» **Task brief**
Leave the pictures out, and retype all of the material exactly as written.

» **Material provided**
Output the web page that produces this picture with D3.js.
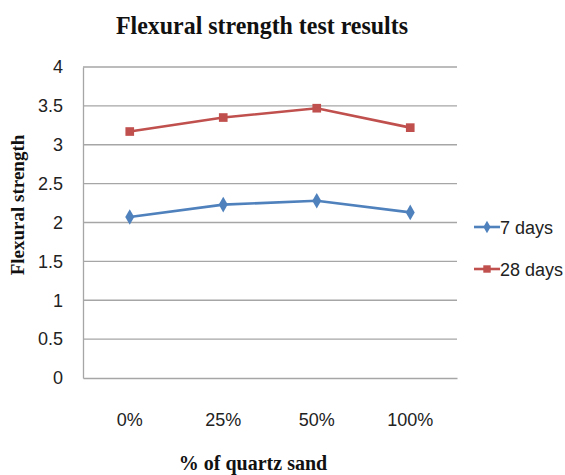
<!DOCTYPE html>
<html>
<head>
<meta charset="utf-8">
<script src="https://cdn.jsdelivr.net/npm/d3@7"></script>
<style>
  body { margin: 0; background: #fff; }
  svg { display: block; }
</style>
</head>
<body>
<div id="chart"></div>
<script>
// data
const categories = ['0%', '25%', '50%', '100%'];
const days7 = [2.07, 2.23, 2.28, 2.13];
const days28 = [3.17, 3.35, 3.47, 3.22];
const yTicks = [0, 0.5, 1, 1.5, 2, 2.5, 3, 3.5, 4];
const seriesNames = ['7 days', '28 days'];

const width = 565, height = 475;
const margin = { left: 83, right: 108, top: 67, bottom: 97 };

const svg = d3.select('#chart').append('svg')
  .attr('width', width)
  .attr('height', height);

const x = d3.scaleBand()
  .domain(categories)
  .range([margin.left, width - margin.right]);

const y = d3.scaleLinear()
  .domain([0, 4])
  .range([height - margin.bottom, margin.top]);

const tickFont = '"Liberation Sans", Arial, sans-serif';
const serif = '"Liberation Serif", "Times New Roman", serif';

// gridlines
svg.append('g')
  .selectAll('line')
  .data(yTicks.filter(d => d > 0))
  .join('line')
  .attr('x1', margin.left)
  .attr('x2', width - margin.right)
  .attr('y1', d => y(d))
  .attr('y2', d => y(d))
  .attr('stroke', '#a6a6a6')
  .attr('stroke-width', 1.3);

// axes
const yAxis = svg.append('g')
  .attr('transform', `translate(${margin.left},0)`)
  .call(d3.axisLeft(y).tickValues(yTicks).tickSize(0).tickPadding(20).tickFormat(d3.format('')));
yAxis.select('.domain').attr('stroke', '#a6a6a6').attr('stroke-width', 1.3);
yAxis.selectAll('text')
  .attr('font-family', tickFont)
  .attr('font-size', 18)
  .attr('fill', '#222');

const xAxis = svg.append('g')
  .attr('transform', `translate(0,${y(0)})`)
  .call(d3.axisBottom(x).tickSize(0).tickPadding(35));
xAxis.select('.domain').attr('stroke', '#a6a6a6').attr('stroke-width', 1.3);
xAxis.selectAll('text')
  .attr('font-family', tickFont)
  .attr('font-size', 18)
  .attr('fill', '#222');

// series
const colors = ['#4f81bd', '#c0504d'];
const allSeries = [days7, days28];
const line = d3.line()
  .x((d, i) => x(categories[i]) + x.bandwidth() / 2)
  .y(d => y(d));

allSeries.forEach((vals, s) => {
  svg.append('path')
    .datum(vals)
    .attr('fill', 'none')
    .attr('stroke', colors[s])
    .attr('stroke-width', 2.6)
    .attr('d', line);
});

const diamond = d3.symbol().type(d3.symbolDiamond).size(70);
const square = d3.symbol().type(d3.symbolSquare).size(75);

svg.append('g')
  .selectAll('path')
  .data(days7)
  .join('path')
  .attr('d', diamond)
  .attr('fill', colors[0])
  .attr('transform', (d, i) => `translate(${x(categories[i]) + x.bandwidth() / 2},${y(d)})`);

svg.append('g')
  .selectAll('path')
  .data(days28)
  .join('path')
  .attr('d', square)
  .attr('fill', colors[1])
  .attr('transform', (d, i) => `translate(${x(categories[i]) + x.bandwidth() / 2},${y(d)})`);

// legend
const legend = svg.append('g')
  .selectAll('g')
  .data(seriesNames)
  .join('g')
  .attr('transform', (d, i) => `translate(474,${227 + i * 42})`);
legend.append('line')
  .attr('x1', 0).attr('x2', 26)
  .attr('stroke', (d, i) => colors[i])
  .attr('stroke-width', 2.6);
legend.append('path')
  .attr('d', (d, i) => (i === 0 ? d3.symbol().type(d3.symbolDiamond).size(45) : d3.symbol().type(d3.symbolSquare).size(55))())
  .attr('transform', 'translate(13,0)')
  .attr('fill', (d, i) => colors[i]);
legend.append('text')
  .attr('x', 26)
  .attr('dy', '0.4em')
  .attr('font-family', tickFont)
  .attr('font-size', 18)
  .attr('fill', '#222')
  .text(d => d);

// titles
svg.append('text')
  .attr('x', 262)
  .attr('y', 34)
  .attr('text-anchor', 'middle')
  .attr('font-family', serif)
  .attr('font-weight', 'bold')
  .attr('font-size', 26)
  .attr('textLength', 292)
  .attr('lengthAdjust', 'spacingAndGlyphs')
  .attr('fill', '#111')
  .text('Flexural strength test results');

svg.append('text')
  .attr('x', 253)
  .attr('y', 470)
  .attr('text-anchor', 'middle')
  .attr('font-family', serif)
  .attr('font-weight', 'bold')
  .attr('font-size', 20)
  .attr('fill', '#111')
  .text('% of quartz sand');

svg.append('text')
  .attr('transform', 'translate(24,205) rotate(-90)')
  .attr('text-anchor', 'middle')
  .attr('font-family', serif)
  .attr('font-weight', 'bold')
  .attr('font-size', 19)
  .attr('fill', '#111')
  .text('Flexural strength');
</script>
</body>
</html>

» **Correct output**
Output the web page that produces this picture with D3.js.
<!DOCTYPE html>
<html>
<head>
<meta charset="utf-8">
<script src="https://cdn.jsdelivr.net/npm/d3@7"></script>
<style>
  body { margin: 0; background: #fff; }
  svg { display: block; }
</style>
</head>
<body>
<div id="chart"></div>
<script>
// data
const categories = ['0%', '25%', '50%', '100%'];
const days7 = [2.07, 2.23, 2.28, 2.13];
const days28 = [3.17, 3.35, 3.47, 3.22];
const yTicks = [0, 0.5, 1, 1.5, 2, 2.5, 3, 3.5, 4];
const seriesNames = ['7 days', '28 days'];

const width = 565, height = 475;
const margin = { left: 83, right: 108, top: 67, bottom: 97 };

const svg = d3.select('#chart').append('svg')
  .attr('width', width)
  .attr('height', height);

const x = d3.scaleBand()
  .domain(categories)
  .range([margin.left, width - margin.right]);

const y = d3.scaleLinear()
  .domain([0, 4])
  .range([height - margin.bottom, margin.top]);

const tickFont = '"Liberation Sans", Arial, sans-serif';
const serif = '"Liberation Serif", "Times New Roman", serif';

// gridlines
svg.append('g')
  .selectAll('line')
  .data(yTicks.filter(d => d > 0))
  .join('line')
  .attr('x1', margin.left)
  .attr('x2', width - margin.right)
  .attr('y1', d => y(d))
  .attr('y2', d => y(d))
  .attr('stroke', '#a6a6a6')
  .attr('stroke-width', 1.3);

// axes
const yAxis = svg.append('g')
  .attr('transform', `translate(${margin.left},0)`)
  .call(d3.axisLeft(y).tickValues(yTicks).tickSize(0).tickPadding(20).tickFormat(d3.format('')));
yAxis.select('.domain').attr('stroke', '#a6a6a6').attr('stroke-width', 1.3);
yAxis.selectAll('text')
  .attr('font-family', tickFont)
  .attr('font-size', 18)
  .attr('fill', '#222');

const xAxis = svg.append('g')
  .attr('transform', `translate(0,${y(0)})`)
  .call(d3.axisBottom(x).tickSize(0).tickPadding(35));
xAxis.select('.domain').attr('stroke', '#a6a6a6').attr('stroke-width', 1.3);
xAxis.selectAll('text')
  .attr('font-family', tickFont)
  .attr('font-size', 18)
  .attr('fill', '#222');

// series
const colors = ['#4f81bd', '#c0504d'];
const allSeries = [days7, days28];
const line = d3.line()
  .x((d, i) => x(categories[i]) + x.bandwidth() / 2)
  .y(d => y(d));

allSeries.forEach((vals, s) => {
  svg.append('path')
    .datum(vals)
    .attr('fill', 'none')
    .attr('stroke', colors[s])
    .attr('stroke-width', 2.6)
    .attr('d', line);
});

const diamond = d3.symbol().type(d3.symbolDiamond).size(70);
const square = d3.symbol().type(d3.symbolSquare).size(75);

svg.append('g')
  .selectAll('path')
  .data(days7)
  .join('path')
  .attr('d', diamond)
  .attr('fill', colors[0])
  .attr('transform', (d, i) => `translate(${x(categories[i]) + x.bandwidth() / 2},${y(d)})`);

svg.append('g')
  .selectAll('path')
  .data(days28)
  .join('path')
  .attr('d', square)
  .attr('fill', colors[1])
  .attr('transform', (d, i) => `translate(${x(categories[i]) + x.bandwidth() / 2},${y(d)})`);

// legend
const legend = svg.append('g')
  .selectAll('g')
  .data(seriesNames)
  .join('g')
  .attr('transform', (d, i) => `translate(474,${227 + i * 42})`);
legend.append('line')
  .attr('x1', 0).attr('x2', 26)
  .attr('stroke', (d, i) => colors[i])
  .attr('stroke-width', 2.6);
legend.append('path')
  .attr('d', (d, i) => (i === 0 ? d3.symbol().type(d3.symbolDiamond).size(45) : d3.symbol().type(d3.symbolSquare).size(55))())
  .attr('transform', 'translate(13,0)')
  .attr('fill', (d, i) => colors[i]);
legend.append('text')
  .attr('x', 26)
  .attr('dy', '0.4em')
  .attr('font-family', tickFont)
  .attr('font-size', 18)
  .attr('fill', '#222')
  .text(d => d);

// titles
svg.append('text')
  .attr('x', 262)
  .attr('y', 34)
  .attr('text-anchor', 'middle')
  .attr('font-family', serif)
  .attr('font-weight', 'bold')
  .attr('font-size', 26)
  .attr('textLength', 292)
  .attr('lengthAdjust', 'spacingAndGlyphs')
  .attr('fill', '#111')
  .text('Flexural strength test results');

svg.append('text')
  .attr('x', 253)
  .attr('y', 470)
  .attr('text-anchor', 'middle')
  .attr('font-family', serif)
  .attr('font-weight', 'bold')
  .attr('font-size', 20)
  .attr('fill', '#111')
  .text('% of quartz sand');

svg.append('text')
  .attr('transform', 'translate(24,205) rotate(-90)')
  .attr('text-anchor', 'middle')
  .attr('font-family', serif)
  .attr('font-weight', 'bold')
  .attr('font-size', 19)
  .attr('fill', '#111')
  .text('Flexural strength');
</script>
</body>
</html>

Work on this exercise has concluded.